Globalization helps us understand the results of the election because it further reinforces something that has been going on for years: There seems to be a new cleavage emerging from the blurred lines of French politics that we could call the globalization cleavage. Instead of separating the right from the left, it is separating the extremes on both sides from the center. Some people are for a more open, modern France, and others -- both on the far left and on the far right -- are more nostalgic and worried about all sorts of external threats from immigrants, from Europe and from global capitalism. This new split has been confirmed by the recent elections: Almost 50 percent of the entire electorate voted for overtly anti-globalization candidates, whether on the far right or the far left.
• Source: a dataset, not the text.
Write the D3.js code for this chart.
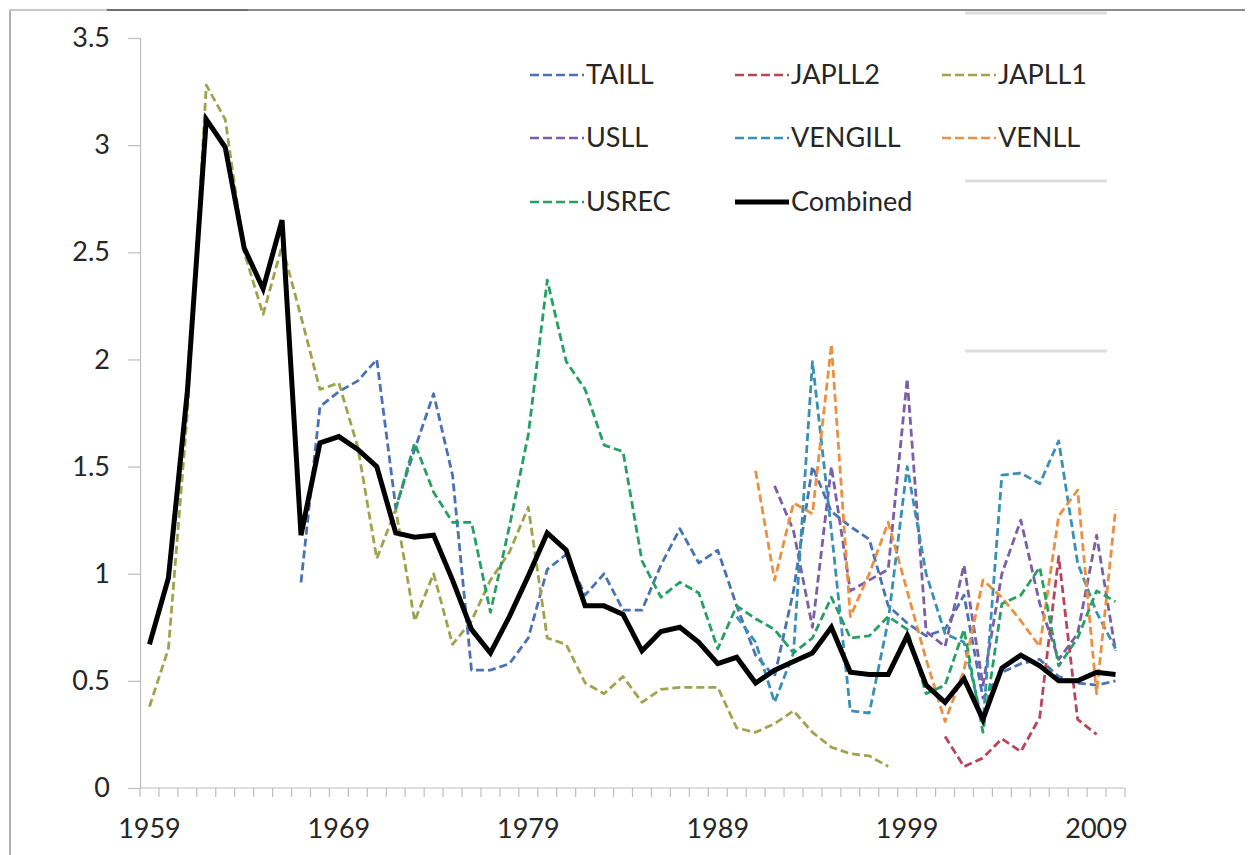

In your book, you argue that entering globalization was particularly difficult for France. Why is it more difficult for France than for other countries?
First is the tradition of economic
dirigisme
-- the central role of the state in administering the economy -- which goes back to Charles De Gaulle in the 20th century. Globalization goes against that tradition:
Dirigisme
is the idea that the state knows best, whereas globalization is about individual freedom and private actors. Those two clash. France has this tradition much more strongly than most countries in the world, and certainly more than its European partners.
The second reason has to do with culture. There is this idea that globalization -- seen in this sense as Americanization -- is putting French culture under threat. The invasion by the U.S. is harder for France than for other countries because the U.S. and France share a universalist vocation -- a culture that thinks it should project itself everywhere -- which is something that most other countries don't have. Obviously, France has lost the battle to the U.S., and it's very hard for the French to deal with that. Also, more than in other countries, French culture and language are central to the definition of national identity.
The third reason that makes this so much more difficult for France is that the French, unlike others in Europe, still have international ambitions to play a role in the world. During the Cold War, it was still possible to play the "third-man" role, which De Gaulle tried to do by withdrawing from NATO and not accepting all of the dictates of the U.S. With the end of the Cold War, though, this role became impossible as the U.S. became, as the French call it, a "hyper-power." Globalization makes it even harder for France to play this role because it reinforces even more the power of the U.S.